KEMI argued proper procedure was to file a separate claim pursuant to KRS 342.750 (death statute) based on Baytos and Calloway County. Furthermore, KEMI contended Debra was not entitled to continuation of benefits because she was 63 at time of death and the 1996 version of KRS 342.730 did not provide for continuation of benefits after age 60. KEMI also argued that reopening rights were waived, and the 110 included waiver of reopening under KRS 342.750 and 342.730.
The Board disagreed that Debra’s sole avenue of relief was to file an action pursuant to KRS 342.750 noting that the death certificate didn’t conclusively show the death was work-related and the fact that Fleming was still owed indemnity benefits per the settlement agreement distinguished this case from Baytos and Calloway County. The Board rejected the notion that the waiver of reopening rights precluded Debra from reopening the claim to enforce the settlement agreement. The Board held that Fleming waived the right to reopen only to seek an increase in benefits and Debra was instead seeking to enforce a valid contract pursuant to KRS 342.265(4).
The Board found the terms of the settlement agreement controlling, construing the agreement as requiring indemnity payments to Fleming, and now to his widow, through 9/6/29, without modification of the amount. Below is the language in the 110:
In Other Information the settlement was stated to encompass any claim which might later arise and be claimed by Fleming and/or his dependents, further supporting the Courts conclusion that KEMI must continue payments through the settlement date without alteration to Fleming’s widow.
The Board reversed the order extending the benefits for 3 years, again stating that the terms of the Agreement control.

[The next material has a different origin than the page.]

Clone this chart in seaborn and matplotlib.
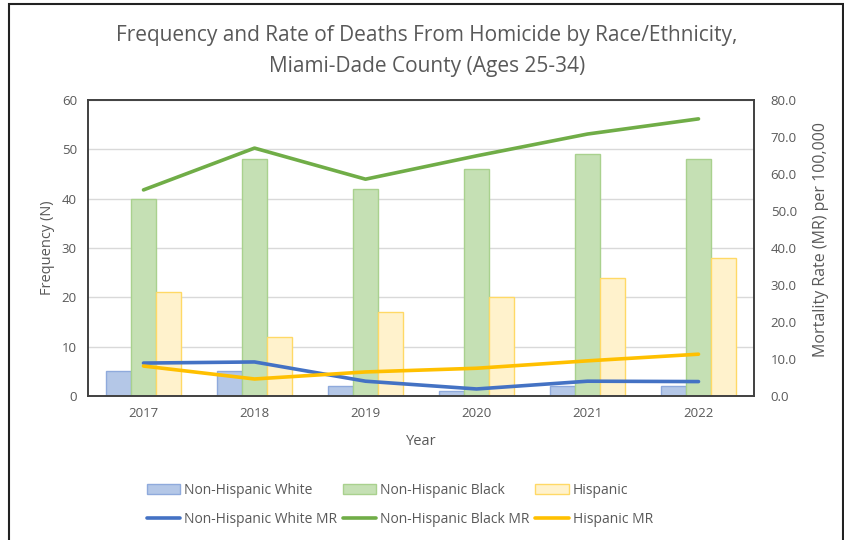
import pandas as pd
import numpy as np
import matplotlib.pyplot as plt
import seaborn as sns
from matplotlib.patches import Rectangle, Patch
from matplotlib.lines import Line2D

# data
years = ['2017', '2018', '2019', '2020', '2021', '2022']
groups = ['Non-Hispanic White', 'Non-Hispanic Black', 'Hispanic']

white_n = [5, 5, 2, 1, 2, 2]
black_n = [40, 48, 42, 46, 49, 48]
hisp_n = [21, 12, 17, 20, 24, 28]

white_mr = [8.9, 9.2, 4.0, 1.9, 4.0, 3.9]
black_mr = [55.7, 67.0, 58.6, 64.9, 70.8, 74.9]
hisp_mr = [8.1, 4.6, 6.5, 7.5, 9.5, 11.3]

bar_fill = ['#B4C7E7', '#C5E0B4', '#FFF2CC']
bar_edge = ['#8FAADC', '#A9D18E', '#FFD966']
line_col = ['#4472C4', '#70AD47', '#FFC000']
txt = '#595959'

counts = pd.DataFrame({
    'Year': years * 3,
    'Group': np.repeat(groups, len(years)),
    'N': white_n + black_n + hisp_n,
})
rates = pd.DataFrame({
    'pos': list(range(len(years))) * 3,
    'Group': np.repeat([g + ' MR' for g in groups], len(years)),
    'MR': white_mr + black_mr + hisp_mr,
})

sns.set_style('white')
plt.rcParams['font.family'] = ['Open Sans', 'DejaVu Sans']

fig = plt.figure(figsize=(8.45, 5.4), dpi=100)
ax = fig.add_axes([88 / 845, 1 - 396 / 540, 666 / 845, 296 / 540])

sns.barplot(data=counts, x='Year', y='N', hue='Group', order=years,
            palette=bar_fill, width=0.68, gap=0, saturation=1,
            linewidth=1, ax=ax, legend=False)
for i, cont in enumerate(ax.containers):
    for bar in cont:
        bar.set_edgecolor(bar_edge[i])

ax.set_ylim(0, 60)
ax.set_yticks(range(0, 61, 10))
ax.set_xlim(-0.5, len(years) - 0.5)
ax.yaxis.grid(True, color='#D9D9D9', lw=1)
ax.set_axisbelow(True)
ax.set_xlabel('Year', fontsize=10.5, color=txt, labelpad=10)
ax.set_ylabel('Frequency (N)', fontsize=10.5, color=txt, labelpad=5)
ax.tick_params(axis='both', labelsize=9.5, colors=txt, length=0, pad=8)

ax2 = ax.twinx()
sns.lineplot(data=rates, x='pos', y='MR', hue='Group', palette=line_col,
             linewidth=2.6, ax=ax2, legend=False)
ax2.set_ylim(0, 80)
ax2.set_yticks(range(0, 81, 10))
ax2.set_yticklabels([f'{v:.1f}' for v in range(0, 81, 10)])
ax2.set_ylabel('Mortality Rate (MR) per 100,000', fontsize=11.5, color=txt)
ax2.yaxis.set_label_coords(813 / 666 - 88 / 666, 0.53)
ax2.tick_params(axis='y', labelsize=9.5, colors=txt, length=0, pad=12)
ax2.set_xlim(-0.5, len(years) - 0.5)

for a in (ax, ax2):
    for s in a.spines.values():
        s.set_color('#404040')
        s.set_linewidth(1.2)

fig.text(427 / 845, 1 - 51 / 540,
         'Frequency and Rate of Deaths From Homicide by Race/Ethnicity,\nMiami-Dade County (Ages 25-34)',
         ha='center', va='center', fontsize=15, color=txt, linespacing=1.6)

handles = []
for i, g in enumerate(groups):
    handles.append(Patch(facecolor=bar_fill[i], edgecolor=bar_edge[i], label=g))
    handles.append(Line2D([], [], color=line_col[i], lw=2.6, label=g + ' MR'))
fig.legend(handles=handles, ncol=3, loc='center', bbox_to_anchor=(400 / 845, 1 - 505 / 540),
           frameon=False, fontsize=10, labelcolor=txt, handlelength=2.4, handletextpad=0.3,
           columnspacing=0.4, labelspacing=1.0)

fig.add_artist(Rectangle((9 / 845, -0.02), 834 / 845, 1.02 - 4 / 540,
                         transform=fig.transFigure, fill=False,
                         edgecolor='#222222', lw=1.5))

fig.savefig('out.png', dpi=100)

Pending Before the Supreme Court of Kentucky: 45-day Requirement for Submission of Medical Bills by Medical Provider
P & P Construction, Inc. v. Farley, 2022-CA-0332-WC
Several cases have gone before the Workers' Compensation Board regarding whether KRS 342.020(4), requiring medical bills to be submitted by the medical provider within 45 days after the date or service, applies prior to an award of medical benefits (either by opinion or agreement). Based on Wonderfoil, the Board has consistently found that the 45-day rule only applies post-award.
In P & P Construction, the Kentucky Court of Appeals overturned the Board, stating that the clear language of the statute requires the submission of medical bills by the provider within 45 days of service, period. This decision has been appealed and is currently before the Supreme Court of Kentucky. We will let you know when a decision has been issued, but it is currently safe to deny any medical benefits submitted more than 45 days from the date of service as untimely per KRS 342.020(4).
New Administrative Law Judge, Kenneth Smith
Kenneth Smith has been appointed to replace ALJ Christina Hajjar, who has resigned. He will serve for the remainder of the term expiring December 31, 2023. ALJ Smith graduated UK law school in 2004 and has spent his career as a Plaintiff attorney handling personal injury, SSD and workers' compensation cases.
New Supreme Court of Kentucky Chief Justice
The justices of the Supreme Court of Kentucky have elected Justice Laurance B. VanMeter as the next chief justice of the commonwealth of Kentucky. Chief Justice-elect VanMeter is the 6th chief justice and will serve a four-year term beginning Jan. 2, 2023.
Chief Justice-elect VanMeter will succeed Chief Justice Minton, who is retiring Jan. 1 after serving more than 14 years as administrative head of the Judicial Branch.